● WORK REQUIRED
Make an exact copy of the data below, leaving out every picture.

● SUPPLIED INFORMATION
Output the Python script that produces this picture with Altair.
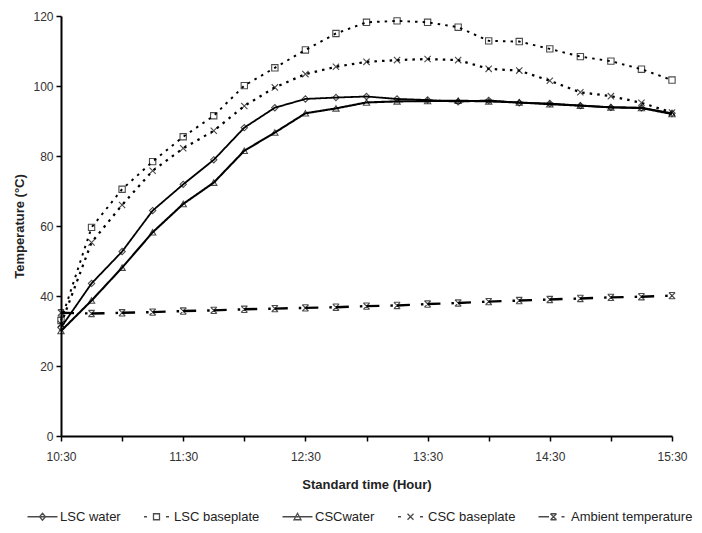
import altair as alt
import pandas as pd

times = ["10:30", "10:45", "11:00", "11:15", "11:30", "11:45", "12:00", "12:15", "12:30", "12:45",
         "13:00", "13:15", "13:30", "13:45", "14:00", "14:15", "14:30", "14:45", "15:00", "15:15", "15:30"]

series_names = ["LSC water", "LSC baseplate", "CSCwater", "CSC baseplate", "Ambient temperature"]

lsc_water = [31, 43.6, 52.7, 64.4, 71.9, 78.9, 88.1, 93.8, 96.3, 96.7,
             97.0, 96.3, 96.0, 95.5, 95.9, 95.2, 95.0, 94.4, 93.9, 93.8, 92.2]
lsc_baseplate = [33, 59.6, 70.5, 78.4, 85.5, 91.5, 100.1, 105.2, 110.3, 115.0,
                 118.2, 118.6, 118.2, 116.8, 112.9, 112.7, 110.6, 108.4, 107.1, 104.8, 101.7]
csc_water = [30, 38.7, 48.1, 58.2, 66.3, 72.4, 81.5, 86.7, 92.2, 93.6,
             95.3, 95.6, 95.7, 95.8, 95.6, 95.3, 94.8, 94.4, 93.9, 93.7, 92.0]
csc_baseplate = [32, 55.3, 66.0, 75.8, 82.2, 87.2, 94.3, 99.6, 103.4, 105.5,
                 106.9, 107.4, 107.7, 107.4, 104.9, 104.4, 101.5, 98.2, 97.1, 95.2, 92.4]
ambient = [35.2, 35.0, 35.2, 35.4, 35.7, 35.9, 36.2, 36.4, 36.6, 36.8,
           37.1, 37.3, 37.7, 38.0, 38.4, 38.7, 39.0, 39.3, 39.6, 39.8, 40.1]

values = [lsc_water, lsc_baseplate, csc_water, csc_baseplate, ambient]

rows = []
for name, vals in zip(series_names, values):
    for t, v in zip(times, vals):
        h, m = t.split(":")
        rows.append({"time": t, "hour": int(h) + int(m) / 60.0, "series": name, "temp": v})
df = pd.DataFrame(rows)

FONT = "Liberation Sans"

dashes = [[1, 0], [2.5, 5.1], [1, 0], [2.5, 5.1], [13, 11, 2.5, 4.05]]
widths = [1.8, 2.4, 1.8, 2.4, 2.0]
point_shapes = [
    "diamond",
    "square",
    "triangle-up",
    "M-1,-1L1,1M1,-1L-1,1",
    "M-1,-1H1M-1,1H1M-1,-1L1,1M1,-1L-1,1",
]
legend_shapes = [
    "M-3,0H3M0,-0.7L0.6,0L0,0.7L-0.6,0Z",
    "M-2.5,0H-1.9M1.9,0H2.5M-0.6,-0.6H0.6V0.6H-0.6Z",
    "M-3,0H3M0,-0.7L0.7,0.6H-0.7Z",
    "M-2.5,0H-1.9M1.9,0H2.5M-0.6,-0.6L0.6,0.6M0.6,-0.6L-0.6,0.6",
    "M-3,0H-0.9M1.6,0H2.2M-0.6,-0.6H0.6M-0.6,0.6H0.6M-0.6,-0.6L0.6,0.6M0.6,-0.6L-0.6,0.6",
]

x_enc = alt.X(
    "hour:Q",
    scale=alt.Scale(domain=[10.5, 15.5], nice=False, zero=False),
    axis=alt.Axis(
        title="Standard time (Hour)",
        values=[10.5, 11, 11.5, 12, 12.5, 13, 13.5, 14, 14.5, 15, 15.5],
        labelExpr="datum.value % 1 == 0.5 ? floor(datum.value) + ':30' : ''",
        labelFlush=False,
        labelOverlap=False,
        grid=False,
        domainColor="black",
        domainWidth=2,
        tickColor="black",
        tickWidth=1.5,
        tickSize=5,
        labelFont=FONT,
        labelFontSize=12,
        labelColor="#333",
        labelPadding=10,
        titleFont=FONT,
        titleFontSize=13,
        titleFontWeight="bold",
        titleColor="#222",
        titlePadding=16,
    ),
)
y_enc = alt.Y(
    "temp:Q",
    scale=alt.Scale(domain=[0, 120], nice=False),
    axis=alt.Axis(
        title="Temperature (°C)",
        values=[0, 20, 40, 60, 80, 100, 120],
        grid=False,
        domainColor="black",
        domainWidth=2,
        tickColor="black",
        tickWidth=1.5,
        tickSize=5,
        labelFont=FONT,
        labelFontSize=12,
        labelColor="#333",
        labelPadding=3,
        titleFont=FONT,
        titleFontSize=13,
        titleFontWeight="bold",
        titleColor="#222",
        titlePadding=6,
    ),
)

lines = alt.Chart(df).mark_line(color="black").encode(
    x=x_enc,
    y=y_enc,
    strokeDash=alt.StrokeDash("series:N", scale=alt.Scale(domain=series_names, range=dashes), legend=None),
    strokeWidth=alt.StrokeWidth("series:N", scale=alt.Scale(domain=series_names, range=widths), legend=None),
    detail="series:N",
    order="hour:Q",
)

points = alt.Chart(df).mark_point(filled=False, color="black", size=40, strokeWidth=1.1).encode(
    x=x_enc,
    y=y_enc,
    shape=alt.Shape("series:N", scale=alt.Scale(domain=series_names, range=point_shapes), legend=None),
)

legend_layer = alt.Chart(df).transform_filter("false").mark_point(
    filled=False, color="black", size=100, strokeWidth=1.3
).encode(
    shape=alt.Shape(
        "series:N",
        scale=alt.Scale(domain=series_names, range=legend_shapes),
        legend=alt.Legend(
            title=None,
            orient="none",
            legendX=-35,
            legendY=494,
            direction="horizontal",
            symbolSize=100,
            symbolStrokeWidth=1.3,
            symbolStrokeColor="black",
            symbolFillColor="transparent",
            symbolOffset=10,
            labelOffset=11,
            columnPadding=19,
            labelFont=FONT,
            labelFontSize=13,
            labelColor="#222",
        ),
    ),
)

chart = (
    alt.layer(lines, points, legend_layer)
    .resolve_scale(shape="independent")
    .properties(width=611, height=420, padding={"left": 5, "top": 2, "right": 0, "bottom": 2})
    .configure_view(stroke=None)
)

chart.save("out.html", embed_options={"renderer": "svg", "actions": False})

● SOLUTION TO THE EXERCISE
Output the Python script that produces this picture with Altair.
import altair as alt
import pandas as pd

times = ["10:30", "10:45", "11:00", "11:15", "11:30", "11:45", "12:00", "12:15", "12:30", "12:45",
         "13:00", "13:15", "13:30", "13:45", "14:00", "14:15", "14:30", "14:45", "15:00", "15:15", "15:30"]

series_names = ["LSC water", "LSC baseplate", "CSCwater", "CSC baseplate", "Ambient temperature"]

lsc_water = [31, 43.6, 52.7, 64.4, 71.9, 78.9, 88.1, 93.8, 96.3, 96.7,
             97.0, 96.3, 96.0, 95.5, 95.9, 95.2, 95.0, 94.4, 93.9, 93.8, 92.2]
lsc_baseplate = [33, 59.6, 70.5, 78.4, 85.5, 91.5, 100.1, 105.2, 110.3, 115.0,
                 118.2, 118.6, 118.2, 116.8, 112.9, 112.7, 110.6, 108.4, 107.1, 104.8, 101.7]
csc_water = [30, 38.7, 48.1, 58.2, 66.3, 72.4, 81.5, 86.7, 92.2, 93.6,
             95.3, 95.6, 95.7, 95.8, 95.6, 95.3, 94.8, 94.4, 93.9, 93.7, 92.0]
csc_baseplate = [32, 55.3, 66.0, 75.8, 82.2, 87.2, 94.3, 99.6, 103.4, 105.5,
                 106.9, 107.4, 107.7, 107.4, 104.9, 104.4, 101.5, 98.2, 97.1, 95.2, 92.4]
ambient = [35.2, 35.0, 35.2, 35.4, 35.7, 35.9, 36.2, 36.4, 36.6, 36.8,
           37.1, 37.3, 37.7, 38.0, 38.4, 38.7, 39.0, 39.3, 39.6, 39.8, 40.1]

values = [lsc_water, lsc_baseplate, csc_water, csc_baseplate, ambient]

rows = []
for name, vals in zip(series_names, values):
    for t, v in zip(times, vals):
        h, m = t.split(":")
        rows.append({"time": t, "hour": int(h) + int(m) / 60.0, "series": name, "temp": v})
df = pd.DataFrame(rows)

FONT = "Liberation Sans"

dashes = [[1, 0], [2.5, 5.1], [1, 0], [2.5, 5.1], [13, 11, 2.5, 4.05]]
widths = [1.8, 2.4, 1.8, 2.4, 2.0]
point_shapes = [
    "diamond",
    "square",
    "triangle-up",
    "M-1,-1L1,1M1,-1L-1,1",
    "M-1,-1H1M-1,1H1M-1,-1L1,1M1,-1L-1,1",
]
legend_shapes = [
    "M-3,0H3M0,-0.7L0.6,0L0,0.7L-0.6,0Z",
    "M-2.5,0H-1.9M1.9,0H2.5M-0.6,-0.6H0.6V0.6H-0.6Z",
    "M-3,0H3M0,-0.7L0.7,0.6H-0.7Z",
    "M-2.5,0H-1.9M1.9,0H2.5M-0.6,-0.6L0.6,0.6M0.6,-0.6L-0.6,0.6",
    "M-3,0H-0.9M1.6,0H2.2M-0.6,-0.6H0.6M-0.6,0.6H0.6M-0.6,-0.6L0.6,0.6M0.6,-0.6L-0.6,0.6",
]

x_enc = alt.X(
    "hour:Q",
    scale=alt.Scale(domain=[10.5, 15.5], nice=False, zero=False),
    axis=alt.Axis(
        title="Standard time (Hour)",
        values=[10.5, 11, 11.5, 12, 12.5, 13, 13.5, 14, 14.5, 15, 15.5],
        labelExpr="datum.value % 1 == 0.5 ? floor(datum.value) + ':30' : ''",
        labelFlush=False,
        labelOverlap=False,
        grid=False,
        domainColor="black",
        domainWidth=2,
        tickColor="black",
        tickWidth=1.5,
        tickSize=5,
        labelFont=FONT,
        labelFontSize=12,
        labelColor="#333",
        labelPadding=10,
        titleFont=FONT,
        titleFontSize=13,
        titleFontWeight="bold",
        titleColor="#222",
        titlePadding=16,
    ),
)
y_enc = alt.Y(
    "temp:Q",
    scale=alt.Scale(domain=[0, 120], nice=False),
    axis=alt.Axis(
        title="Temperature (°C)",
        values=[0, 20, 40, 60, 80, 100, 120],
        grid=False,
        domainColor="black",
        domainWidth=2,
        tickColor="black",
        tickWidth=1.5,
        tickSize=5,
        labelFont=FONT,
        labelFontSize=12,
        labelColor="#333",
        labelPadding=3,
        titleFont=FONT,
        titleFontSize=13,
        titleFontWeight="bold",
        titleColor="#222",
        titlePadding=6,
    ),
)

lines = alt.Chart(df).mark_line(color="black").encode(
    x=x_enc,
    y=y_enc,
    strokeDash=alt.StrokeDash("series:N", scale=alt.Scale(domain=series_names, range=dashes), legend=None),
    strokeWidth=alt.StrokeWidth("series:N", scale=alt.Scale(domain=series_names, range=widths), legend=None),
    detail="series:N",
    order="hour:Q",
)

points = alt.Chart(df).mark_point(filled=False, color="black", size=40, strokeWidth=1.1).encode(
    x=x_enc,
    y=y_enc,
    shape=alt.Shape("series:N", scale=alt.Scale(domain=series_names, range=point_shapes), legend=None),
)

legend_layer = alt.Chart(df).transform_filter("false").mark_point(
    filled=False, color="black", size=100, strokeWidth=1.3
).encode(
    shape=alt.Shape(
        "series:N",
        scale=alt.Scale(domain=series_names, range=legend_shapes),
        legend=alt.Legend(
            title=None,
            orient="none",
            legendX=-35,
            legendY=494,
            direction="horizontal",
            symbolSize=100,
            symbolStrokeWidth=1.3,
            symbolStrokeColor="black",
            symbolFillColor="transparent",
            symbolOffset=10,
            labelOffset=11,
            columnPadding=19,
            labelFont=FONT,
            labelFontSize=13,
            labelColor="#222",
        ),
    ),
)

chart = (
    alt.layer(lines, points, legend_layer)
    .resolve_scale(shape="independent")
    .properties(width=611, height=420, padding={"left": 5, "top": 2, "right": 0, "bottom": 2})
    .configure_view(stroke=None)
)

chart.save("out.html", embed_options={"renderer": "svg", "actions": False})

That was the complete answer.